Oversized tubular arms, webbed skirt-coats, and transparent trench coats contributed to the bold, boundary-pushing atmosphere, showcasing Cadwallader’s commitment to innovation.
Naomi Campbell Receives French Honor Amid Charity Scandal
British supermodel Naomi Campbell was honored with the title of knight in the Order of Arts and Letters by the French culture ministry for her contributions to French culture. However, the award comes amid controversy in the UK, where Campbell has been barred from serving as a charity trustee for five years. This follows a three-year investigation into her charity, “Fashion for Relief,” which found issues with financial mismanagement.
The investigation revealed that only 8.5% of the charity’s expenses went to grants between 2016 and 2022. The inquiry also found that funds were used for Campbell’s luxury hotel stays and personal expenses during charity events. Campbell, when asked about the findings, expressed concern and indicated her legal team is investigating. She stated, “I was not in control of my charity; I put the control in the hands of a legal employer.”
Despite the controversy, Campbell’s recognition in France highlights her ongoing influence in the fashion and cultural world.
Rick Owens Showcases Gothic Elegance
Rick Owens’ show at the Palais de Tokyo was a darkly enchanting spectacle, with gothic elements and avant-garde aesthetics blending seamlessly. Models walked through thick smoke, wearing asymmetrical leather boots and translucent heels. Owens’ signature angular shoulders were prominent throughout the collection, which combined dark romanticism with his characteristic avant-garde flair.
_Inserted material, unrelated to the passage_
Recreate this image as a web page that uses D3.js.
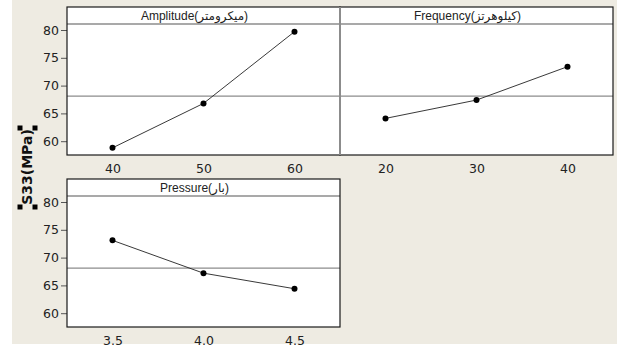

Cloaked figures emerged in oversized black hoods and flowing tulle cloaks, creating a mystical atmosphere. Owens’ use of humble fabrics and intricate craftsmanship highlighted his ability to merge high fashion with a gothic narrative. His designs continue to challenge conventional beauty standards, blending reverence with rebellion.
While his style may be too avant-garde for some, Owens remains a powerful and provocative force in fashion, reaffirming his role as one of Paris’s most authentic and independent designers.